Given data:
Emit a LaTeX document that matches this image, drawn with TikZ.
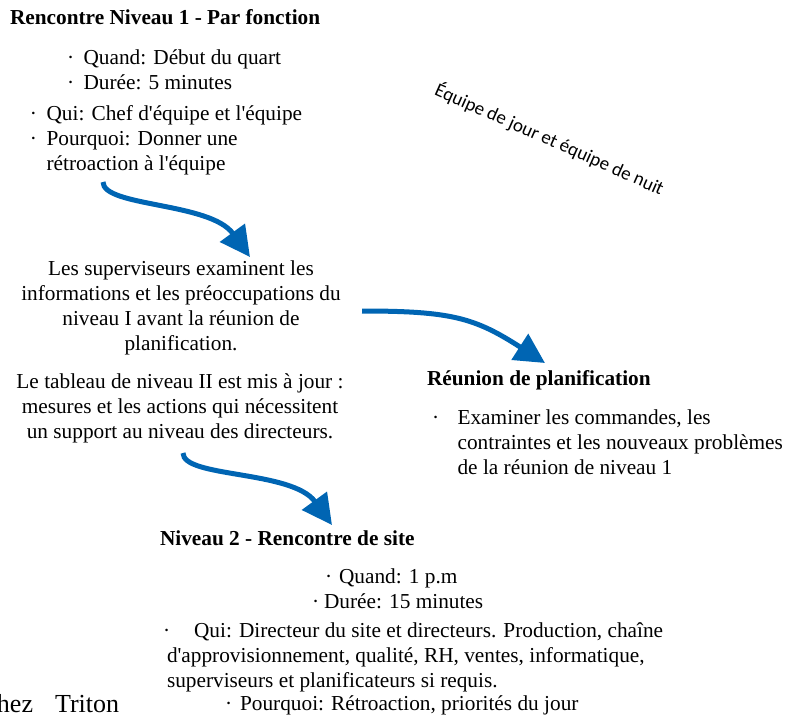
\documentclass[tikz,border=0pt]{standalone}
\usepackage{fontspec}
\setmainfont{Liberation Serif}[Ligatures=TeXOff]
\newfontfamily\crewfont{Carlito}
\definecolor{flowblue}{RGB}{0,101,179}
\usetikzlibrary{
  arrows.meta,   % triangle tips
  positioning    % relative placement
}
\tikzset{
  every node/.style = {
    inner sep=0pt,
    outer sep=0pt,
    font=\fontsize{21.3}{25}\selectfont
  },
  heading/.style = {anchor=base west, font=\fontsize{21.3}{25}\selectfont\bfseries},
  listing/.style = {anchor=base west},
  blurb/.style = {anchor=base},
  crews/.style = {anchor=base, rotate=-24, font=\fontsize{19}{22}\selectfont\crewfont},
  flow/.style = {draw=flowblue, line width=5pt, -{Triangle[length=30pt,width=30pt]}}
}

\begin{document}
\begin{tikzpicture}[x=1pt, y=1pt]
  \useasboundingbox (0,0) rectangle (796,-720);

  %% level 1
  \node[heading] (l1) at (10,-24) {Rencontre Niveau 1 - Par fonction};
  \node[listing] (l1when) at (67,-64) {\begin{tabular}[t]{@{}l@{\hspace{9.5pt}}l@{}}
      · & Quand: Début du quart\\
      · & Durée: 5 minutes
    \end{tabular}};
  \node[listing] (l1who) at (30,-120) {\begin{tabular}[t]{@{}l@{\hspace{9.5pt}}l@{}}
      · & Qui: Chef d'équipe et l'équipe\\
      · & Pourquoi: Donner une\\
        & rétroaction à l'équipe
    \end{tabular}};
  \node[crews] (shifts) at (547,-145) {Équipe de jour et équipe de nuit};

  %% supervisors
  \node[blurb] (review) at (181,-275) {\begin{tabular}[t]{@{}c@{}}
      Les superviseurs examinent les\\
      informations et les préoccupations du\\
      niveau I avant la réunion de\\
      planification.
    \end{tabular}};
  \node[blurb] (board) at (180,-388) {\begin{tabular}[t]{@{}c@{}}
      Le tableau de niveau II est mis à jour :\\
      mesures et les actions qui nécessitent\\
      un support au niveau des directeurs.
    \end{tabular}};

  %% planning
  \node[heading] (plan) at (427,-385) {Réunion de planification};
  \node[listing] (planwhat) at (432,-424) {\begin{tabular}[t]{@{}l@{\hspace{18.5pt}}l@{}}
      · & Examiner les commandes, les\\
        & contraintes et les nouveaux problèmes\\
        & de la réunion de niveau 1
    \end{tabular}};

  %% level 2
  \node[heading] (l2) at (160,-545) {Niveau 2 - Rencontre de site};
  \node[listing] (l2when) at (325,-583) {·\hspace{7pt}Quand: 1 p.m};
  \node[listing] (l2length) at (312,-608) {·\hspace{5pt}Durée: 15 minutes};
  \node[listing] (l2who) at (163,-637) {\begin{tabular}[t]{@{}l@{}}
      ·\hspace{24pt}Qui: Directeur du site et directeurs. Production, chaîne\\
      \hspace*{4pt}d'approvisionnement, qualité, RH, ventes, informatique,\\
      \hspace*{4pt}superviseurs et planificateurs si requis.
    \end{tabular}};
  \node[listing] (l2why) at (225,-710) {·\hspace{8pt}Pourquoi: Rétroaction, priorités du jour};
  \node[listing, font=\fontsize{26}{30}\selectfont] (site) at (-3,-712) {hez\hspace{22pt}Triton};

  %% arrows
  \draw[flow] ([shift={(73,-62)}]l1who.base west)
    .. controls +(0,-25) and +(-40,55) .. ([shift={(69,18)}]review.base);
  \draw[flow] ([shift={(181,-36)}]review.base)
    .. controls +(90,0) and +(-70,45) .. ([shift={(118,22)}]plan.base west);
  \draw[flow] ([shift={(3,-65)}]board.base)
    .. controls +(0,-25) and +(-40,55) .. ([shift={(172,20)}]l2.base west);

\end{tikzpicture}
\end{document}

Directions: Could the lines from the top of the material through the line with "(0,0) rectangle (796,-720);" be repeated exactly, pictures left out?

Full response:
Emit a LaTeX document that matches this image, drawn with TikZ.
\documentclass[tikz,border=0pt]{standalone}
\usepackage{fontspec}
\setmainfont{Liberation Serif}[Ligatures=TeXOff]
\newfontfamily\crewfont{Carlito}
\definecolor{flowblue}{RGB}{0,101,179}
\usetikzlibrary{
  arrows.meta,   % triangle tips
  positioning    % relative placement
}
\tikzset{
  every node/.style = {
    inner sep=0pt,
    outer sep=0pt,
    font=\fontsize{21.3}{25}\selectfont
  },
  heading/.style = {anchor=base west, font=\fontsize{21.3}{25}\selectfont\bfseries},
  listing/.style = {anchor=base west},
  blurb/.style = {anchor=base},
  crews/.style = {anchor=base, rotate=-24, font=\fontsize{19}{22}\selectfont\crewfont},
  flow/.style = {draw=flowblue, line width=5pt, -{Triangle[length=30pt,width=30pt]}}
}

\begin{document}
\begin{tikzpicture}[x=1pt, y=1pt]
  \useasboundingbox (0,0) rectangle (796,-720);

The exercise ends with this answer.